The magazine issued an Afrikaans edition from the September 2015 issue to the June 2016 issue.

In 2017, SA Rugby magazine began publishing 12 issues a year instead of 11 (with a combined January-February issue), which had been the case since 2002.

==Notable issues==
The April 2005 issue of SA Rugby magazine was its 100th, featuring Ashwin Willemse, Brent Russell, Victor Matfield and Schalk Burger, and cost R16.95.

The May 2014 issue of SA Rugby magazine was its 200th, featuring François Steyn on the cover, and cost R29.90.

To celebrate its 20th anniversary in April 2015, SA Rugby magazine selected the best 20 Springboks since 1995. They were fullbacks André Joubert and Percy Montgomery; wings Chester Williams and Bryan Habana; centres Jean de Villiers, Jaque Fourie and François Steyn; flyhalves Joel Stransky and Henry Honiball; scrumhalves Joost van der Westhuizen and Fourie du Preez; loose forwards Francois Pienaar, Juan Smith and Schalk Burger; locks Mark Andrews, Victor Matfield and Bakkies Botha; hookers John Smit and Bismarck du Plessis; and prop Os du Randt.

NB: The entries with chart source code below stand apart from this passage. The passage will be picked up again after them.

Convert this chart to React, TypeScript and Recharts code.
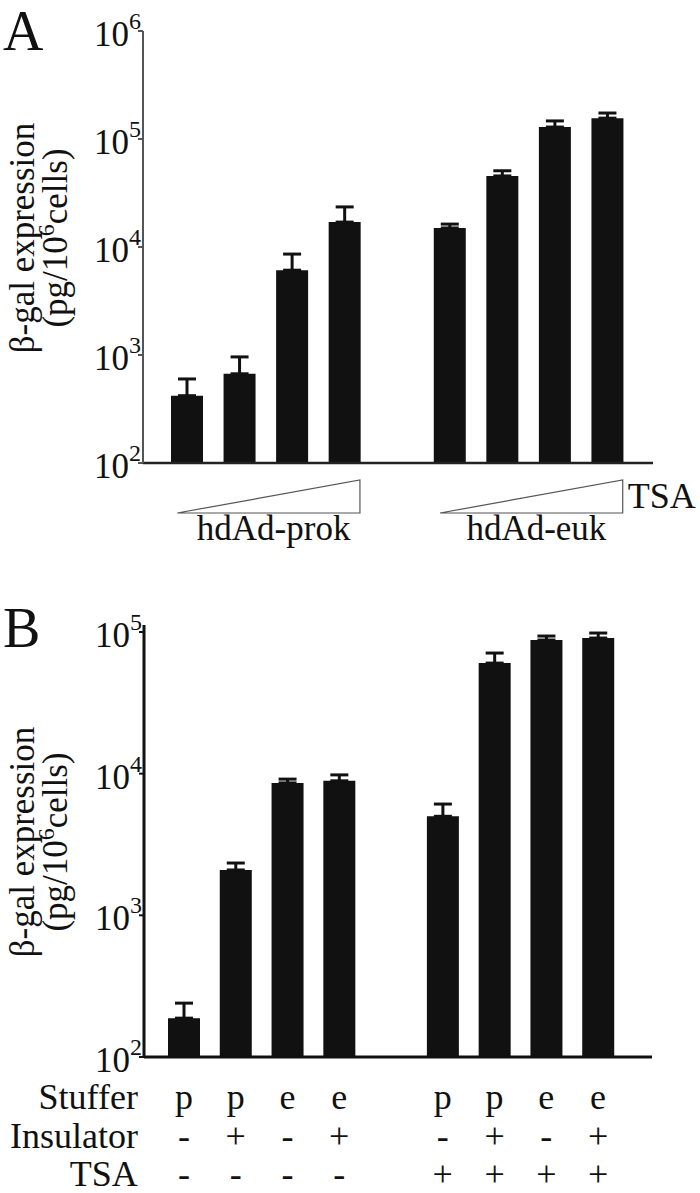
import { BarChart, Bar, XAxis, YAxis, ErrorBar } from 'recharts'

const SERIF = '"Liberation Serif", "Times New Roman", serif'
const INK = '#111'

// slot 5 is the empty gap between the two groups
const slots = ['a1', 'a2', 'a3', 'a4', 'gap', 'a5', 'a6', 'a7', 'a8']

// panel A
const meanA = [420, 670, 6100, 17000, null, 15000, 45500, 129000, 156000]
const upperA = [600, 960, 8600, 23500, null, 16300, 50800, 147000, 174000]
const groupA = ['hdAd-prok', 'hdAd-euk']
const ticksA = [100, 1000, 10000, 100000, 1000000]

// panel B
const meanB = [188, 2090, 8600, 8900, null, 5000, 60300, 87700, 90600]
const upperB = [240, 2340, 9150, 9800, null, 6100, 71000, 93600, 98300]
const stuffer = ['p', 'p', 'e', 'e', '', 'p', 'p', 'e', 'e']
const insulator = ['-', '+', '-', '+', '', '-', '+', '-', '+']
const tsa = ['-', '-', '-', '-', '', '+', '+', '+', '+']
const rowNames = ['Stuffer', 'Insulator', 'TSA']
const ticksB = [100, 1000, 10000, 100000]

const build = (mean: (number | null)[], upper: (number | null)[]) =>
  slots.map((key, i) => ({
    key,
    mean: mean[i],
    err: mean[i] == null ? [0, 0] : [0, (upper[i] as number) - (mean[i] as number)],
  }))

const dataA = build(meanA, upperA)
const dataB = build(meanB, upperB)

// plain svg text, always in the serif face
function T({ children, ...rest }: any) {
  return (
    <text fontFamily={SERIF} fill={INK} style={{ fontFamily: SERIF }} {...rest}>
      {children}
    </text>
  )
}

function PowTick(props: any) {
  const { x, y, payload } = props
  const exp = Math.round(Math.log10(payload.value))
  return (
    <T x={x + 5} y={y + 15} textAnchor="end" fontSize={35}>
      10<tspan dy={-17} fontSize={24}>{exp}</tspan>
    </T>
  )
}

function AxisTitle({ cy, letter, letterY }: any) {
  return (
    <g>
      <T x={3} y={letterY} fontSize={56}>{letter}</T>
      <T transform={`translate(34 ${cy}) rotate(-90)`} textAnchor="middle" fontSize={35}>
        β-gal expression
      </T>
      <T transform={`translate(67 ${cy}) rotate(-90)`} textAnchor="middle" fontSize={35}>
        (pg/10<tspan dy={-13} fontSize={24}>6</tspan>
        <tspan dy={13}>cells)</tspan>
      </T>
    </g>
  )
}

function RampTick(props: any) {
  const { x, y, payload } = props
  const i = payload.index
  if (i !== 3 && i !== 8) return <g />
  const half = payload.offset || 26
  const right = x + 15
  const left = x - 6 * half - 10
  return (
    <g>
      <polygon
        points={`${left},${y + 50} ${right},${y + 17} ${right},${y + 50}`}
        fill="none"
        stroke="#555"
        strokeWidth={1.2}
      />
      <T x={(left + right) / 2 + 5} y={y + 77} textAnchor="middle" fontSize={35}>
        {groupA[i === 3 ? 0 : 1]}
      </T>
      {i === 8 && (
        <T x={right + 5} y={y + 45} fontSize={36}>
          TSA
        </T>
      )}
    </g>
  )
}

function RowTick(props: any) {
  const { x, y, payload } = props
  const i = payload.index
  const rows = [stuffer[i], insulator[i], tsa[i]]
  const rowY = [52, 91, 129]
  return (
    <g>
      {i === 0 &&
        rowNames.map((n, r) => (
          <T key={n} x={x - 46} y={y + rowY[r]} textAnchor="end" fontSize={36}>
            {n}
          </T>
        ))}
      {rows.map((v, r) => (
        <T key={r} x={x} y={y + rowY[r]} textAnchor="middle" fontSize={36}>
          {v}
        </T>
      ))}
    </g>
  )
}

export default function App() {
  return (
    <div style={{ position: 'absolute', left: 0, top: 0, width: 700, height: 1193, background: '#fff', fontFamily: SERIF }}>
      <div style={{ position: 'absolute', left: 0, top: 0 }}>
        <BarChart width={700} height={560} data={dataA} style={{ fontFamily: SERIF }} margin={{ top: 31, right: 47, bottom: 0, left: 0 }}>
          <XAxis
            dataKey="key"
            height={97}
            padding={{ left: 18, right: 19 }}
            tickLine={false}
            tickSize={0}
            tickMargin={0}
            interval={0}
            tick={<RampTick />}
            axisLine={{ stroke: '#222', strokeWidth: 2.5 }}
          />
          <XAxis xAxisId="top" dataKey="key" orientation="top" height={0} tick={false} tickLine={false} axisLine={{ stroke: '#777', strokeWidth: 1.5 }} />
          <YAxis
            scale="log"
            type="number"
            domain={[100, 1000000]}
            allowDataOverflow
            ticks={ticksA}
            interval={0}
            width={143}
            tickSize={5}
            tick={<PowTick />}
            tickLine={{ stroke: '#555', strokeWidth: 2 }}
            axisLine={{ stroke: '#555', strokeWidth: 2 }}
            label={<AxisTitle cy={238} letter="A" letterY={50} />}
          />
          <YAxis yAxisId="right" orientation="right" width={0} tick={false} tickLine={false} axisLine={{ stroke: '#777', strokeWidth: 1.5 }} />
          <Bar dataKey="mean" fill={INK} barSize={32} isAnimationActive={false}>
            <ErrorBar dataKey="err" direction="y" width={9} strokeWidth={3} stroke={INK} />
          </Bar>
        </BarChart>
      </div>
      <div style={{ position: 'absolute', left: 0, top: 560 }}>
        <BarChart width={700} height={633} data={dataB} style={{ fontFamily: SERIF }} margin={{ top: 65, right: 48, bottom: 0, left: 0 }}>
          <XAxis
            dataKey="key"
            height={136}
            padding={{ left: 14, right: 28 }}
            tickLine={false}
            tickSize={0}
            tickMargin={0}
            interval={0}
            tick={<RowTick />}
            axisLine={{ stroke: INK, strokeWidth: 3 }}
          />
          <XAxis xAxisId="top" dataKey="key" orientation="top" height={0} tick={false} tickLine={false} axisLine={{ stroke: INK, strokeWidth: 3 }} />
          <YAxis
            scale="log"
            type="number"
            domain={[100, 112000]}
            allowDataOverflow
            ticks={ticksB}
            interval={0}
            width={144}
            tickSize={5}
            tick={<PowTick />}
            tickLine={{ stroke: INK, strokeWidth: 2 }}
            axisLine={{ stroke: INK, strokeWidth: 3 }}
            label={<AxisTitle cy={282} letter="B" letterY={87} />}
          />
          <YAxis yAxisId="right" orientation="right" width={0} tick={false} tickLine={false} axisLine={{ stroke: INK, strokeWidth: 3 }} />
          <Bar dataKey="mean" fill={INK} barSize={32} isAnimationActive={false}>
            <ErrorBar dataKey="err" direction="y" width={9} strokeWidth={3} stroke={INK} />
          </Bar>
        </BarChart>
      </div>
    </div>
  )
}
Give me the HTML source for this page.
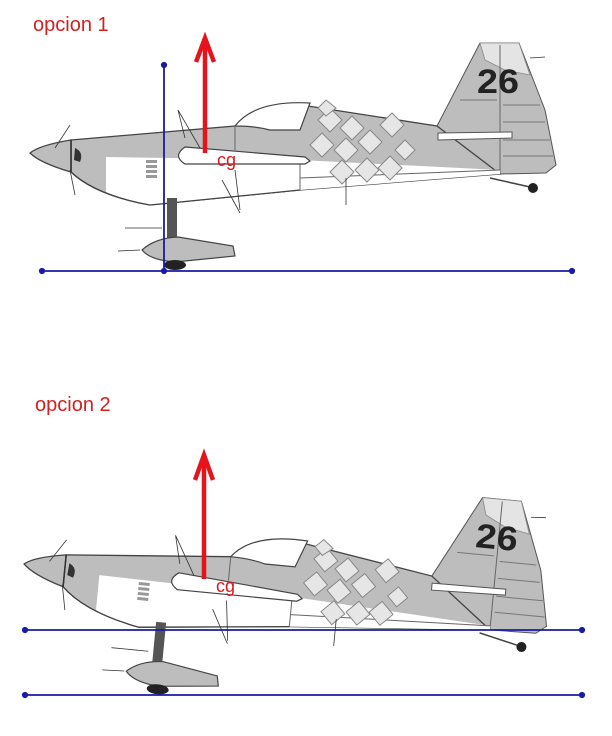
<!DOCTYPE html>
<html><head><meta charset="utf-8"><style>
html,body{margin:0;padding:0;background:#fff;}
svg{display:block;}
</style></head><body>
<svg width="612" height="736" viewBox="0 0 612 736" xmlns="http://www.w3.org/2000/svg">
<defs>
<g id="plane">
  <path d="M437,126 L480,43 L519,43 L545,110 L556,165 L546,173 L500,174 L437,140 Z" fill="#bdbdbd" stroke="#555" stroke-width="1"/>
  <path d="M480,43 L519,43 L530,75 L505,70 L485,60 Z" fill="#e4e4e4" stroke="#888" stroke-width="0.8"/>
  <line x1="500" y1="45" x2="500" y2="174" stroke="#666" stroke-width="1"/>
  <g stroke="#777" stroke-width="1">
    <line x1="503" y1="105" x2="540" y2="105"/><line x1="503" y1="122" x2="545" y2="122"/>
    <line x1="503" y1="140" x2="550" y2="140"/><line x1="503" y1="156" x2="553" y2="156"/>
    <line x1="460" y1="100" x2="497" y2="100"/>
  </g>
  <path d="M71,140 L235,126 L308,106 L437,126 L500,174 L300,190 L150,205 Q95,195 71,172 Z" fill="#bdbdbd" stroke="#444" stroke-width="1.3"/>
  <path d="M106,157 L300,160 L500,170 L500,174 L300,190 L150,205 Q118,198 106,192 Z" fill="#fff"/>
  <path d="M300,190 L150,205 Q95,195 71,172" fill="none" stroke="#444" stroke-width="1.3"/>
  <line x1="300" y1="160" x2="300" y2="190" stroke="#666" stroke-width="1"/>
  <line x1="300" y1="178" x2="500" y2="170" stroke="#666" stroke-width="1"/>
  <path d="M235,126 Q255,100 310,103 L300,130 L270,130 Q255,126 235,126 Z" fill="#fff" stroke="#444" stroke-width="1.2"/>
  <line x1="235" y1="126" x2="235" y2="150" stroke="#666" stroke-width="1"/>
  <g fill="#e6e6e6" stroke="#888" stroke-width="1">
    <path d="M318,120 L330,108 L342,120 L330,132 Z"/><path d="M340,128 L352,116 L364,128 L352,140 Z"/>
    <path d="M310,145 L322,133 L334,145 L322,157 Z"/><path d="M334,150 L346,138 L358,150 L346,162 Z"/>
    <path d="M358,142 L370,130 L382,142 L370,154 Z"/><path d="M330,172 L342,160 L354,172 L342,184 Z"/>
    <path d="M355,170 L367,158 L379,170 L367,182 Z"/><path d="M378,168 L390,156 L402,168 L390,180 Z"/>
    <path d="M318,108 L326,100 L336,108 L326,116 Z"/><path d="M380,125 L392,113 L404,125 L392,137 Z"/>
    <path d="M395,150 L405,140 L415,150 L405,160 Z"/>
  </g>
  <path d="M185,147 L305,157 L310,161 L305,164 L185,164 Q172,156 185,147 Z" fill="#fff" stroke="#444" stroke-width="1.2"/>
  <path d="M438,133 L512,132 L512,138 L438,140 Z" fill="#fff" stroke="#555" stroke-width="1"/>
  <path d="M71,140 Q40,145 30,153 Q40,163 71,172 Z" fill="#bdbdbd" stroke="#444" stroke-width="1.3"/>
  <line x1="71" y1="140" x2="71" y2="172" stroke="#333" stroke-width="1.5"/>
  <path d="M75,148 Q84,152 80,162 L74,160 Z" fill="#333"/>
  <g fill="#999"><rect x="146" y="160" width="11" height="3"/><rect x="146" y="165" width="11" height="3"/><rect x="146" y="170" width="11" height="3"/><rect x="146" y="175" width="11" height="3"/></g>
  <text x="477" y="93" font-family="Liberation Sans, sans-serif" font-weight="bold" font-size="34" fill="#222" textLength="42" lengthAdjust="spacingAndGlyphs">26</text>
  <rect x="167" y="198" width="10" height="42" fill="#555"/>
  <path d="M142,250 Q155,238 178,237 L233,246 L235,256 L175,262 Q150,260 142,250 Z" fill="#bdbdbd" stroke="#444" stroke-width="1.2"/>
  <ellipse cx="175" cy="265" rx="11" ry="5" fill="#222"/>
  <line x1="490" y1="178" x2="530" y2="187" stroke="#444" stroke-width="1.5"/>
  <circle cx="533" cy="188" r="5" fill="#222"/>
  <g stroke="#333" stroke-width="0.8" fill="none">
    <line x1="70" y1="125" x2="55" y2="148"/><line x1="70" y1="170" x2="75" y2="195"/>
    <path d="M178,110 L185,138 M178,110 L200,148"/>
    <line x1="240" y1="213" x2="222" y2="180"/><line x1="235" y1="170" x2="240" y2="210"/>
    <line x1="346" y1="178" x2="346" y2="205"/>
    <line x1="530" y1="58" x2="545" y2="57"/>
    <line x1="125" y1="228" x2="162" y2="228"/><line x1="118" y1="251" x2="140" y2="250"/>
  </g>
</g>
</defs>
<text x="33" y="31" font-family="Liberation Sans, sans-serif" font-size="20" fill="#d42020">opcion 1</text>
<use href="#plane"/>
<line x1="205" y1="153" x2="205" y2="42" stroke="#e5141c" stroke-width="4.5"/>
<path d="M196,62 L205,38 L214,62" fill="none" stroke="#e5141c" stroke-width="4.5"/>
<text x="217" y="166" font-family="Liberation Sans, sans-serif" font-size="18" fill="#e5141c">cg</text>
<g stroke="#1a1aa8" stroke-width="1.8" fill="#1a1aa8">
  <line x1="164" y1="65" x2="164" y2="271"/><circle cx="164" cy="65" r="2.2"/>
  <line x1="42" y1="271" x2="572" y2="271"/><circle cx="42" cy="271" r="2.2"/><circle cx="572" cy="271" r="2.2"/><circle cx="164" cy="271" r="2.2"/>
</g>

<text x="35" y="411" font-family="Liberation Sans, sans-serif" font-size="20" fill="#d42020">opcion 2</text>
<use href="#plane" transform="translate(25,565) rotate(5.5) translate(-31,-154)"/>
<line x1="204" y1="579" x2="204" y2="460" stroke="#e5141c" stroke-width="4.5"/>
<path d="M195,480 L204,455 L213,480" fill="none" stroke="#e5141c" stroke-width="4.5"/>
<text x="216" y="592" font-family="Liberation Sans, sans-serif" font-size="18" fill="#e5141c">cg</text>
<g stroke="#1a1aa8" stroke-width="1.8" fill="#1a1aa8">
  <line x1="25" y1="630" x2="582" y2="630"/><circle cx="25" cy="630" r="2.2"/><circle cx="582" cy="630" r="2.2"/>
  <line x1="25" y1="695" x2="582" y2="695"/><circle cx="25" cy="695" r="2.2"/><circle cx="582" cy="695" r="2.2"/>
</g>
</svg>
</body></html>
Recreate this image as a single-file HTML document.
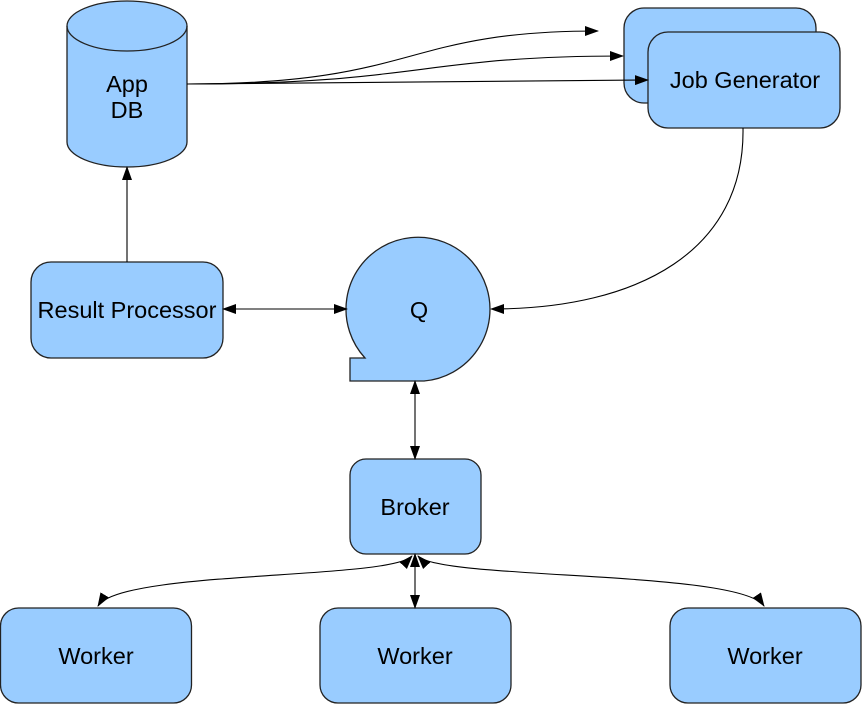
<!DOCTYPE html>
<html><head><style>body{margin:0;background:#fff}svg{display:block}</style></head>
<body>
<svg width="863" height="705" viewBox="0 0 863 705" xmlns="http://www.w3.org/2000/svg" font-family="Liberation Sans, sans-serif">
<defs>
<marker id="a" markerWidth="14" markerHeight="10" refX="13" refY="5" orient="auto" markerUnits="userSpaceOnUse"><path d="M0,0 L14,5 L0,10 z" fill="#000"/></marker>
<marker id="s" markerWidth="14" markerHeight="10" refX="1" refY="5" orient="auto" markerUnits="userSpaceOnUse"><path d="M14,0 L0,5 L14,10 z" fill="#000"/></marker>
</defs>
<g fill="#99ccff" stroke="#222" stroke-width="1.3">
<path d="M67,26 L67,142 A60,25 0 0 0 187,142 L187,26 A60,25 0 0 0 67,26 z"/>
<path d="M67,26 A60,25 0 0 0 187,26" fill="none"/>
<rect x="624" y="8" width="192" height="95" rx="20"/>
<rect x="648" y="32" width="192" height="96" rx="20"/>
<rect x="31" y="262" width="192" height="96" rx="20"/>
<path d="M365,358 A72,72 0 1 1 424,381 L350,381 L350,358 z"/>
<rect x="350" y="459" width="131" height="95" rx="16"/>
<rect x="0.5" y="608" width="191" height="95" rx="18"/>
<rect x="320" y="608" width="191" height="95" rx="18"/>
<rect x="670" y="608" width="191" height="95" rx="18"/>
</g>
<g fill="none" stroke="#000" stroke-width="1.1">
<path d="M187,84 C420,84 400,31 598,31" marker-end="url(#a)"/>
<path d="M187,84 C420,84 420,56 623,56" marker-end="url(#a)"/>
<path d="M187,84 L648,80" marker-end="url(#a)"/>
<path d="M743,128 C745,250 640,309 491,309" marker-end="url(#a)"/>
<path d="M223,309 L347,309" marker-start="url(#s)" marker-end="url(#a)"/>
<path d="M127,262 L127,167" marker-end="url(#a)"/>
<path d="M415,381 L415,459" marker-start="url(#s)" marker-end="url(#a)"/>
<path d="M415,554 L415,608" marker-start="url(#s)" marker-end="url(#a)"/>
<path d="M412,556 C390,580 120,570 98,606" marker-start="url(#s)" marker-end="url(#a)"/>
<path d="M418,556 C440,580 740,570 764,606" marker-start="url(#s)" marker-end="url(#a)"/>
</g>
<g font-size="23.5" text-anchor="middle" fill="#000">
<text x="127" y="92">App</text>
<text x="127" y="118">DB</text>
<text x="745" y="88">Job Generator</text>
<text x="127" y="318">Result Processor</text>
<text x="419" y="318">Q</text>
<text x="415" y="515">Broker</text>
<text x="96" y="664">Worker</text>
<text x="415" y="664">Worker</text>
<text x="765" y="664">Worker</text>
</g>
</svg>
</body></html>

The selection panel was made up of 2007-World Cup winning coach Jake White, and veteran rugby writers Mark Keohane and Gavin Rich.

The biggest issue of SA Rugby in the magazine's history is the 260-page 2011 World Cup preview issue (September 2011, R25.95), which beat the 236-page 2007 World Cup preview issue (September 2007, R21.95).

The 188-page 2015 World Cup preview issue (September 2015, R29.90) was the first to also be published in Afrikaans. The last Afrikaans edition was published in June 2016.

==Staff==
Simon Borchardt edited the magazine from 2002 to 2019 after stints from John Dobson (now Western Province coach) and Chris Schoeman. Gary Lemke, 2015 SAB Sports Journalist of the Year, is Highbury Media's sports editorial director, while other staff includes chief rugby writer and 2013 SAB Sports Journalist of the Year Jon Cardinelli, senior rugby writer Craig Lewis, and rugby writer Mariette Adams. Several freelance writers, from South Africa and around the world, also contribute to the magazine.

==Website==
The magazine's website www.sarugbymag.co.za was launched in February 2013. It offers news, opinion, analysis, match previews and reports, live text commentary, videos, fixtures, results and logs.

In 2022, the website had 5,814,879 users and 38,205,052 pageviews.